Collateral damage
It looks like the Twitter denial of service attack that occurred yesterday, and is still affecting the service today, was in fact collateral damage from an attack on a single blogger based in Georgia - the country, not the US state.
The attack also affected Facebook, LiveJournal and Google-owned Blogger and YouTube, according to several websites, including CNET and the New York Times, who have testimony from insiders to this effect.
Speaking to CNET, Max Kelly, chief security officer as Facebook, said Georgian blogger ‘Cyxymu' was the target. "It was a simultaneous attack across a number of properties targeting him to keep his voice from being heard," Kelly said.
"The people who are coordinating this attack, the criminals, are definitely determined and using a lot of resources. If they're asking our infrastructure to generate hundreds of pages a second, that's a lot of pages our users can't see."

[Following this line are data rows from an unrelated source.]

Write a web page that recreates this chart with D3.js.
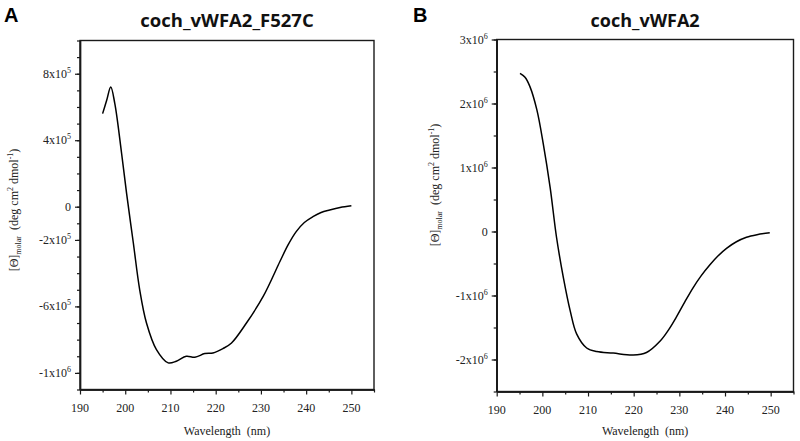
<!DOCTYPE html>
<html>
<head>
<meta charset="utf-8">
<script src="https://cdn.jsdelivr.net/npm/d3@7/dist/d3.min.js"></script>
<style>
  html, body { margin: 0; padding: 0; background: #fff; }
  svg { display: block; }
  .serif { font-family: "Liberation Serif", "DejaVu Serif", "Noto Serif", "Times New Roman", Times, serif; }
</style>
</head>
<body>
<svg id="chart" width="800" height="441"></svg>
<script>
// ---------- DATA ----------
const titleA = "coch_vWFA2_F527C";
const titleB = "coch_vWFA2";

const wavelengthA = [195, 195.9, 196.8, 197.7, 199.2, 200.3, 201.8, 203.2, 204.7, 206.9, 209.5, 211.3, 213.5, 215.4, 217.6, 219.4, 221.6, 223.5, 226.8, 230.5, 234.2, 236.0, 237.8, 239.6, 241.5, 243.3, 245.2, 247.5, 250];
const ellipticityA = [5.6e5, 6.4e5, 7.2e5, 6.2e5, 3.2e5, 0.8e5, -2.2e5, -5.0e5, -7.0e5, -8.6e5, -9.4e5, -9.3e5, -9.0e5, -9.06e5, -8.84e5, -8.8e5, -8.54e5, -8.2e5, -7.0e5, -5.4e5, -3.3e5, -2.3e5, -1.5e5, -0.95e5, -0.6e5, -0.35e5, -0.2e5, -0.05e5, 0.05e5];

const wavelengthB = [195.1, 196.2, 197.3, 198.8, 200.2, 201.7, 203.1, 204.6, 206.1, 207.5, 209.7, 211.9, 215.5, 219.9, 222.8, 225.8, 227.6, 229.4, 231.2, 233.0, 234.8, 236.7, 238.5, 240.4, 242.5, 244.7, 247.0, 249.8];
const ellipticityB = [2.47e6, 2.41e6, 2.26e6, 1.90e6, 1.37e6, 0.69e6, -0.09e6, -0.72e6, -1.24e6, -1.60e6, -1.82e6, -1.876e6, -1.90e6, -1.93e6, -1.89e6, -1.71e6, -1.54e6, -1.33e6, -1.10e6, -0.88e6, -0.69e6, -0.52e6, -0.38e6, -0.26e6, -0.16e6, -0.09e6, -0.05e6, -0.02e6];

const xMajorTicks = [190, 200, 210, 220, 230, 240, 250];
const xMinorTicks = [195, 205, 215, 225, 235, 245, 255];
const xTickLabels = ["190", "200", "210", "220", "230", "240", "250"];

const yMajorTicksA = [8e5, 4e5, 0, -2e5, -6e5, -1e6];
const yTickLabelsA = ["8x10^5", "4x10^5", "0", "-2x10^5", "-6x10^5", "-1x10^6"];
const yMinorTicksA = d3.range(-11, 11).map(i => i * 1e5);

const yMajorTicksB = [3e6, 2e6, 1e6, 0, -1e6, -2e6];
const yTickLabelsB = ["3x10^6", "2x10^6", "1x10^6", "0", "-1x10^6", "-2x10^6"];
const yMinorTicksB = d3.range(-5, 7).map(i => i * 0.5e6);

const xLabel = "Wavelength  (nm)";

// ---------- DRAWING ----------
const svg = d3.select("#chart");
const SANS = "'Open Sans', 'Liberation Sans', sans-serif";

function drawPanel(cfg) {
  const x = d3.scaleLinear().domain([190, 255]).range(cfg.xRange);
  const y = d3.scaleLinear().domain(cfg.yDomain).range(cfg.yRange);
  const g = svg.append("g");

  // frame
  g.append("rect")
    .attr("x", cfg.xRange[0]).attr("y", cfg.yRange[1])
    .attr("width", cfg.xRange[1] - cfg.xRange[0])
    .attr("height", cfg.yRange[0] - cfg.yRange[1])
    .attr("fill", "none").attr("stroke", "#1a1a1a").attr("stroke-width", 1.4);

  // x axis ticks
  const xAxisMinor = d3.axisBottom(x).tickValues(xMinorTicks).tickSize(3).tickSizeOuter(0).tickFormat("");
  const xAxisMajor = d3.axisBottom(x).tickValues(xMajorTicks).tickSize(5).tickSizeOuter(0).tickFormat("");
  [xAxisMinor, xAxisMajor].forEach(ax => {
    const a = g.append("g").attr("transform", `translate(0,${cfg.yRange[0]})`).call(ax);
    a.select(".domain").attr("stroke", "#1a1a1a").attr("stroke-width", 1.4);
    a.selectAll(".tick line").attr("stroke", "#1a1a1a").attr("stroke-width", 1.2);
  });
  g.selectAll(null).data(xMajorTicks).enter().append("text")
    .attr("class", "serif")
    .attr("x", d => x(d)).attr("y", cfg.yRange[0] + 22)
    .attr("text-anchor", "middle")
    .attr("font-size", 12).attr("fill", "#222")
    .text((d, i) => xTickLabels[i]);

  // y axis ticks
  const yAxisMinor = d3.axisLeft(y).tickValues(cfg.yMinor).tickSize(3).tickSizeOuter(0).tickFormat("");
  const yAxisMajor = d3.axisLeft(y).tickValues(cfg.yMajor).tickSize(5).tickSizeOuter(0).tickFormat("");
  [yAxisMinor, yAxisMajor].forEach(ax => {
    const a = g.append("g").attr("transform", `translate(${cfg.xRange[0]},0)`).call(ax);
    a.select(".domain").attr("stroke", "#1a1a1a").attr("stroke-width", 1.4);
    a.selectAll(".tick line").attr("stroke", "#1a1a1a").attr("stroke-width", 1.2);
  });
  cfg.yMajor.forEach((v, i) => {
    const lab = cfg.yLabels[i];
    const t = g.append("text")
      .attr("class", "serif")
      .attr("x", cfg.xRange[0] - 9).attr("y", y(v) + 4)
      .attr("text-anchor", "end")
      .attr("font-size", 12).attr("fill", "#222");
    if (lab.includes("^")) {
      const [m, e] = lab.split("^");
      t.append("tspan").text(m);
      t.append("tspan").attr("font-size", 8).attr("dy", -5).text(e);
    } else {
      t.text(lab);
    }
  });

  // y axis label (rotated)
  const yl = g.append("text")
    .attr("class", "serif")
    .attr("transform", `translate(${cfg.yLabelX},${cfg.yLabelY}) rotate(-90)`)
    .attr("text-anchor", "middle")
    .attr("font-size", 12).attr("fill", "#222")
    .attr("xml:space", "preserve");
  yl.append("tspan").text("[Θ]");
  yl.append("tspan").attr("font-size", 8).attr("dy", 3).text("molar");
  yl.append("tspan").attr("dy", -3).text("  (deg cm");
  yl.append("tspan").attr("font-size", 8).attr("dy", -5).text("2");
  yl.append("tspan").attr("dy", 5).text(" dmol");
  yl.append("tspan").attr("font-size", 8).attr("dy", -5).text("-1");
  yl.append("tspan").attr("dy", 5).text(")");

  // x axis label
  g.append("text")
    .attr("class", "serif")
    .attr("x", (cfg.xRange[0] + cfg.xRange[1]) / 2).attr("y", 435)
    .attr("text-anchor", "middle")
    .attr("font-size", 12).attr("fill", "#222")
    .attr("xml:space", "preserve")
    .text(xLabel);

  // title
  g.append("text")
    .attr("x", (cfg.xRange[0] + cfg.xRange[1]) / 2).attr("y", 27)
    .attr("text-anchor", "middle")
    .attr("font-family", SANS).attr("font-weight", 700).attr("font-size", cfg.titleSize).attr("fill", "#111")
    .text(cfg.title);

  // panel letter
  g.append("text")
    .attr("x", cfg.letterX).attr("y", 22)
    .attr("font-family", "'Liberation Sans', Arial, sans-serif").attr("font-weight", 700)
    .attr("font-size", 20).attr("fill", "#000")
    .text(cfg.letter);

  // curve
  const pts = cfg.wl.map((w, i) => [w, cfg.vals[i]]);
  const line = d3.line().x(d => x(d[0])).y(d => y(d[1])).curve(d3.curveCatmullRom.alpha(0.5));
  g.append("path").datum(pts)
    .attr("d", line)
    .attr("fill", "none").attr("stroke", "#000").attr("stroke-width", 1.5);
}

drawPanel({
  xRange: [80, 374], yRange: [389.5, 40.5], yDomain: [-1.1e6, 1.0e6],
  yMajor: yMajorTicksA, yMinor: yMinorTicksA, yLabels: yTickLabelsA,
  wl: wavelengthA, vals: ellipticityA, title: titleA, titleSize: 18.5,
  letter: "A", letterX: 4, yLabelX: 18, yLabelY: 210
});
drawPanel({
  xRange: [496.7, 793.5], yRange: [391.5, 39.5], yDomain: [-2.5e6, 3.0e6],
  yMajor: yMajorTicksB, yMinor: yMinorTicksB, yLabels: yTickLabelsB,
  wl: wavelengthB, vals: ellipticityB, title: titleB, titleSize: 18,
  letter: "B", letterX: 413, yLabelX: 439, yLabelY: 185
});
</script>
</body>
</html>
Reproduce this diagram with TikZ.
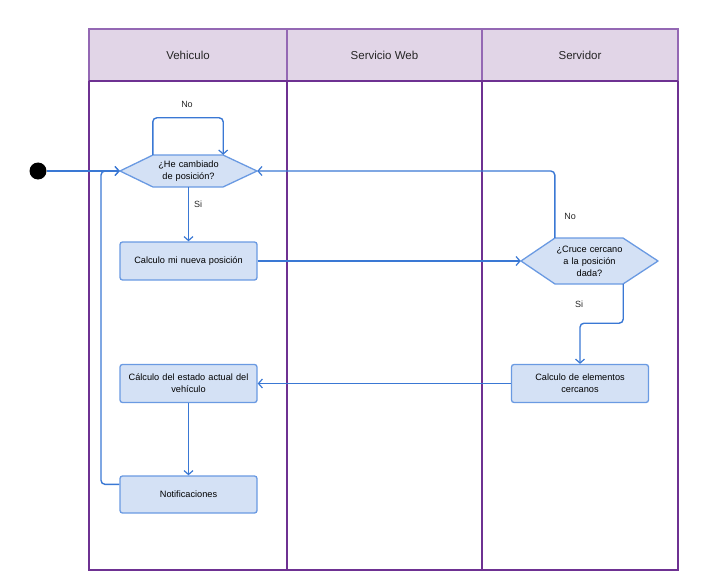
\documentclass[tikz,border=0pt]{standalone}
\usepackage{fontspec}
\setmainfont{Liberation Sans}
\usetikzlibrary{arrows.meta,calc}
\definecolor{lanepurple}{HTML}{6E3192}
\definecolor{headfill}{HTML}{E1D5E7}
\definecolor{headline}{HTML}{9468B4}
\definecolor{flowblue}{HTML}{3A78D4}
\definecolor{boxfill}{HTML}{D4E1F5}
\definecolor{boxline}{HTML}{6A9AE2}
\tikzset{
  procbox/.style={draw=boxline, fill=boxfill, line width=1.3pt, rounded corners=2.5pt,
    minimum width=137pt, minimum height=38pt, inner sep=0pt, align=center,
    text width=134pt, font=\fontsize{9.2}{12}\selectfont},
  hexlabel/.style={minimum width=137pt, inner sep=0pt, align=center,
    text width=100pt, font=\fontsize{9.2}{12}\selectfont},
  hexshape/.style={draw=boxline, fill=boxfill, line width=1.3pt, line join=round},
  flow/.style={draw=flowblue, line width=1.4pt, rounded corners=4pt,
    -{Straight Barb[length=4pt,width=9pt,line width=1.2pt]}},
  lbl/.style={font=\fontsize{9}{10}\selectfont, text=black!85},
  lanetitle/.style={font=\fontsize{11.5}{13}\selectfont, text=black!85},
}
\begin{document}
\begin{tikzpicture}[x=1pt,y=-1pt]
\useasboundingbox (0,0) rectangle (719,588);
% pool
\fill[headfill] (89,29) rectangle (678,81);
\draw[headline, line width=1.5pt] (89,81) -- (89,29) -- (678,29) -- (678,81);
\draw[headline, line width=1.5pt] (287,29) -- (287,81) (482,29) -- (482,81);
\draw[lanepurple, line width=1.6pt] (89,81) -- (678,81);
\draw[lanepurple, line width=1.6pt] (89,81) -- (89,570) -- (678,570) -- (678,81);
\draw[lanepurple, line width=1.6pt] (287,81) -- (287,570) (482,81) -- (482,570);
\node[lanetitle] (t1) at (188,55) {Vehiculo};
\node[lanetitle] (t2) at (384.5,55) {Servicio Web};
\node[lanetitle] (t3) at (580,55) {Servidor};
% start
\node[circle, fill=black, minimum size=17pt, inner sep=0pt] (start) at (38,171) {};
% hexagons
\draw[hexshape] (120,171) -- (153,155) -- (223,155) -- (257,171) -- (223,187) -- (153,187) -- cycle;
\node[hexlabel, minimum height=32pt] (h1) at (188.5,171) {¿He cambiado\\de posición?};
\draw[hexshape] (521,261) -- (555,238) -- (623,238) -- (658,261) -- (623,284) -- (555,284) -- cycle;
\node[hexlabel, minimum height=46pt] (h2) at (589.5,261) {¿Cruce cercano\\a la posición\\dada?};
% boxes
\node[procbox] (b1) at (188.5,261) {Calculo mi nueva posición};
\node[procbox] (b3) at (580,383.5) {Calculo de elementos\\cercanos};
\node[procbox] (b4) at (188.5,383.5) {Cálculo del estado actual del\\vehículo};
\node[procbox, minimum height=37pt] (b5) at (188.5,494.5) {Notificaciones};
% connectors
\coordinate (loopA) at ($(h1.north west)+(33,0)$);
\coordinate (loopB) at ($(h1.north east)+(-34,0)$);
\coordinate (h2top) at ($(h2.north west)+(34,0)$);
\coordinate (h2bot) at ($(h2.south east)+(-35,0)$);
\coordinate (b5out) at ($(b5.north west)+(0,9)$);
\coordinate (ret) at (101,171);
\draw[flow] (start) -- (h1.west);
\draw[flow] (loopA) -- ++(0,-37) -| (loopB);
\node[lbl] (lno1) at (187,104) {No};
\draw[flow] (h1.south) -- (b1.north);
\node[lbl] (lsi1) at (198,204) {Si};
\draw[flow] (b1.east) -- (h2.west);
\draw[flow] (h2top) |- (h1.east);
\node[lbl] (lno2) at (570,216) {No};
\draw[flow] (h2bot) -- ++(0,39) -| (b3.north);
\node[lbl] (lsi2) at (579,304) {Si};
\draw[flow] (b3.west) -- (b4.east);
\draw[flow] (b4.south) -- (b5.north);
\draw[flow] (b5out) -| (ret) -- (h1.west);
\end{tikzpicture}
\end{document}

Meanwhile the NY Times spoke to Bill Woodcock, an Internet traffic tracker, who reckoned they may have used a botnet to send loads of spam containing links to all Cyxymu's social media sites. The resulting traffic to his sites may have caused the subsequent denial of service.
There has been political and military tension between Georgia and Russia for some time, primarily concerning other smaller states in the Caucasus region that are seeking autonomous status.